— START OF DATASET CONTENT —

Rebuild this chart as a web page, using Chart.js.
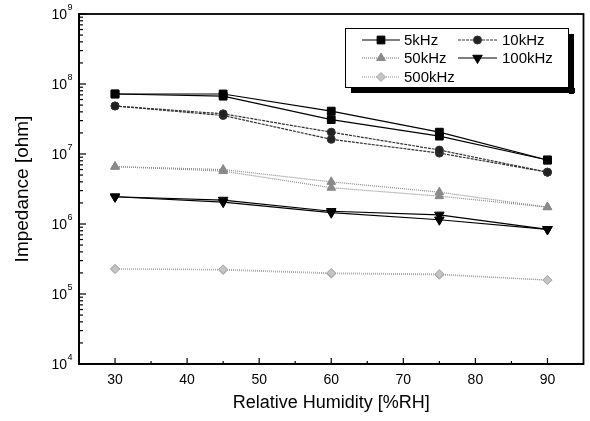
<!DOCTYPE html>
<html>
<head>
<meta charset="utf-8">
<script src="https://cdn.jsdelivr.net/npm/chart.js@4/dist/chart.umd.min.js"></script>
<style>
html,body{margin:0;padding:0;background:#fff;}
#wrap{width:590px;height:421px;position:relative;}
</style>
</head>
<body>
<div id="wrap"><canvas id="c" width="590" height="421"></canvas></div>
<script>
// ---- data ----
const humidity = [30, 45, 60, 75, 90];
const seriesNames = ['5kHz', '10kHz', '50kHz', '100kHz', '500kHz'];
// two traces per frequency (humidity up / down)
const z5kHzA   = [7.2e7, 7.2e7, 4.1e7, 2.05e7, 8.2e6];
const z5kHzB   = [7.2e7, 6.7e7, 3.1e7, 1.8e7, 8.2e6];
const z10kHzA  = [4.85e7, 3.75e7, 2.05e7, 1.14e7, 5.5e6];
const z10kHzB  = [4.85e7, 3.55e7, 1.62e7, 1.03e7, 5.5e6];
const z50kHzA  = [6.6e6, 6.0e6, 4.0e6, 2.85e6, 1.74e6];
const z50kHzB  = [6.6e6, 5.7e6, 3.3e6, 2.5e6, 1.74e6];
const z100kHzA = [2.45e6, 2.2e6, 1.52e6, 1.35e6, 8.4e5];
const z100kHzB = [2.45e6, 2.05e6, 1.45e6, 1.15e6, 8.4e5];
const z500kHzA = [2.28e5, 2.25e5, 2.0e5, 1.93e5, 1.58e5];
const z500kHzB = [2.28e5, 2.2e5, 1.95e5, 1.88e5, 1.58e5];
const yDecades = [4, 5, 6, 7, 8, 9];
const xTicks = [30, 40, 50, 60, 70, 80, 90];

const styles = [
  {color:'#000', fill:'#000', point:'rect', rot:0, radius:5.5, dash:[]},
  {color:'#333', fill:'#222', point:'circle', rot:0, radius:4, dash:[3,1]},
  {color:'#8a8a8a', fill:'#8a8a8a', point:'triangle', rot:0, radius:5, dash:[1,1]},
  {color:'#000', fill:'#000', point:'triangle', rot:180, radius:5.5, dash:[]},
  {color:'#a8a8a8', fill:'#c4c4c4', point:'rectRot', rot:0, radius:4.5, dash:[1,1]}
];
const traces = [[z5kHzA,z5kHzB],[z10kHzA,z10kHzB],[z50kHzA,z50kHzB],[z100kHzA,z100kHzB],[z500kHzA,z500kHzB]];

const datasets = [];
traces.forEach((pair, i) => {
  pair.forEach((vals, j) => {
    const s = styles[i];
    datasets.push({
      label: seriesNames[i] + (j ? ' (b)' : ''),
      data: humidity.map((h, k) => ({x: h, y: vals[k]})),
      borderColor: s.color,
      backgroundColor: s.fill,
      pointBackgroundColor: s.fill,
      pointBorderColor: s.color,
      pointStyle: s.point,
      pointRotation: s.rot,
      pointRadius: s.radius,
      pointBorderWidth: 1,
      borderWidth: 1.2,
      borderDash: s.dash,
      tension: 0,
      fill: false
    });
  });
});

const FONT = 'Liberation Sans, Arial, sans-serif';

const decorPlugin = {
  id: 'decor',
  afterDraw(chart) {
    const ctx = chart.ctx;
    const a = chart.chartArea;
    const ys = chart.scales.y, xs = chart.scales.x;
    ctx.save();
    ctx.strokeStyle = '#000';
    ctx.lineWidth = 1.8;
    ctx.strokeRect(a.left, a.top, a.right - a.left, a.bottom - a.top);
    // y ticks (inward)
    ctx.lineWidth = 1.2;
    yDecades.forEach((d, idx) => {
      const y = ys.getPixelForValue(Math.pow(10, d));
      ctx.beginPath(); ctx.moveTo(a.left, y); ctx.lineTo(a.left + 7, y); ctx.stroke();
      if (idx < yDecades.length - 1) {
        for (let m = 2; m <= 9; m++) {
          const ym = ys.getPixelForValue(m * Math.pow(10, d));
          ctx.beginPath(); ctx.moveTo(a.left, ym); ctx.lineTo(a.left + 4, ym); ctx.stroke();
        }
      }
      // label 10^d
      ctx.fillStyle = '#000';
      ctx.textBaseline = 'middle';
      ctx.textAlign = 'left';
      const supFont = '9px ' + FONT;
      ctx.font = supFont;
      const ew = ctx.measureText(String(d)).width;
      ctx.font = '14px ' + FONT;
      const bw = ctx.measureText('10').width;
      const xEnd = a.left - 7;
      ctx.fillText('10', xEnd - ew - bw, y + 1);
      ctx.font = supFont;
      ctx.fillText(String(d), xEnd - ew + 0.5, y - 6);
    });
    // x ticks (inward)
    for (let v = 30; v <= 90; v += 5) {
      const x = xs.getPixelForValue(v);
      const len = (v % 10 === 0) ? 6 : 3;
      ctx.beginPath(); ctx.moveTo(x, a.bottom); ctx.lineTo(x, a.bottom - len); ctx.stroke();
    }
    // legend box
    const L = 345, T = 28, R = 569, B = 88;
    ctx.fillStyle = '#000';
    ctx.fillRect(L + 6, B, R - L, 5);
    ctx.fillRect(R, T + 6, 5, B - T);
    ctx.fillStyle = '#fff';
    ctx.fillRect(L, T, R - L, B - T);
    ctx.lineWidth = 1;
    ctx.strokeStyle = '#000';
    ctx.strokeRect(L + 0.5, T + 0.5, R - L - 1, B - T - 1);
    const cols = [{x1:362, x2:400, tx:404}, {x1:458, x2:497, tx:502}];
    const rows = [40, 58, 77];
    const order = [[0,0,0],[1,0,1],[2,1,0],[3,1,1],[4,2,0]];
    ctx.font = '15px ' + FONT;
    order.forEach(([si, r, c]) => {
      const s = styles[si];
      const col = cols[c], y = rows[r];
      ctx.save();
      ctx.strokeStyle = s.color;
      ctx.lineWidth = 1.2;
      ctx.setLineDash(s.dash);
      ctx.beginPath(); ctx.moveTo(col.x1, y); ctx.lineTo(col.x2, y); ctx.stroke();
      ctx.restore();
      ctx.save();
      ctx.fillStyle = s.fill; ctx.strokeStyle = s.color; ctx.lineWidth = 1;
      Chart.helpers.drawPoint(ctx, {pointStyle: s.point, rotation: s.rot, radius: s.radius, borderWidth: 1}, (col.x1 + col.x2) / 2, y);
      ctx.restore();
      ctx.fillStyle = '#000';
      ctx.textAlign = 'left';
      ctx.textBaseline = 'middle';
      ctx.fillText(seriesNames[si], col.tx, y + 1);
    });
    ctx.restore();
  }
};

new Chart(document.getElementById('c'), {
  type: 'line',
  data: {datasets},
  options: {
    responsive: false,
    animation: false,
    devicePixelRatio: 1,
    layout: {padding: {top: 14, right: 5, left: 0, bottom: 0}},
    plugins: {legend: {display: false}, tooltip: {enabled: false}},
    scales: {
      x: {
        type: 'linear', min: 25, max: 95,
        afterFit: s => { s.height = 57; },
        afterBuildTicks: s => { s.ticks = xTicks.map(v => ({value: v})); },
        grid: {display: false, drawTicks: false},
        border: {display: true, color: '#000', width: 1.8},
        ticks: {padding: 8, color: '#000', font: {family: FONT, size: 14}},
        title: {display: true, text: 'Relative Humidity [%RH]', color: '#000', font: {family: FONT, size: 18}, padding: {top: 0, bottom: 7}}
      },
      y: {
        type: 'logarithmic', min: 1e4, max: 1e9,
        afterFit: s => { s.width = 79; },
        grid: {display: false, drawTicks: false},
        border: {display: true, color: '#000', width: 1.8},
        ticks: {display: false},
        title: {display: true, text: 'Impedance [ohm]', color: '#000', font: {family: FONT, size: 19}, padding: {top: 11, bottom: 0}}
      }
    }
  },
  plugins: [decorPlugin]
});
</script>
</body>
</html>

— END OF DATASET CONTENT —

Repeat the lines exactly as they stand, from the opening line of the data through the line with "const xTicks = [30, 40, 50, 60, 70, 80, 90];". Pictures stay out of the copy.

WRITTEN SOLUTION -
Rebuild this chart as a web page, using Chart.js.
<!DOCTYPE html>
<html>
<head>
<meta charset="utf-8">
<script src="https://cdn.jsdelivr.net/npm/chart.js@4/dist/chart.umd.min.js"></script>
<style>
html,body{margin:0;padding:0;background:#fff;}
#wrap{width:590px;height:421px;position:relative;}
</style>
</head>
<body>
<div id="wrap"><canvas id="c" width="590" height="421"></canvas></div>
<script>
// ---- data ----
const humidity = [30, 45, 60, 75, 90];
const seriesNames = ['5kHz', '10kHz', '50kHz', '100kHz', '500kHz'];
// two traces per frequency (humidity up / down)
const z5kHzA   = [7.2e7, 7.2e7, 4.1e7, 2.05e7, 8.2e6];
const z5kHzB   = [7.2e7, 6.7e7, 3.1e7, 1.8e7, 8.2e6];
const z10kHzA  = [4.85e7, 3.75e7, 2.05e7, 1.14e7, 5.5e6];
const z10kHzB  = [4.85e7, 3.55e7, 1.62e7, 1.03e7, 5.5e6];
const z50kHzA  = [6.6e6, 6.0e6, 4.0e6, 2.85e6, 1.74e6];
const z50kHzB  = [6.6e6, 5.7e6, 3.3e6, 2.5e6, 1.74e6];
const z100kHzA = [2.45e6, 2.2e6, 1.52e6, 1.35e6, 8.4e5];
const z100kHzB = [2.45e6, 2.05e6, 1.45e6, 1.15e6, 8.4e5];
const z500kHzA = [2.28e5, 2.25e5, 2.0e5, 1.93e5, 1.58e5];
const z500kHzB = [2.28e5, 2.2e5, 1.95e5, 1.88e5, 1.58e5];
const yDecades = [4, 5, 6, 7, 8, 9];
const xTicks = [30, 40, 50, 60, 70, 80, 90];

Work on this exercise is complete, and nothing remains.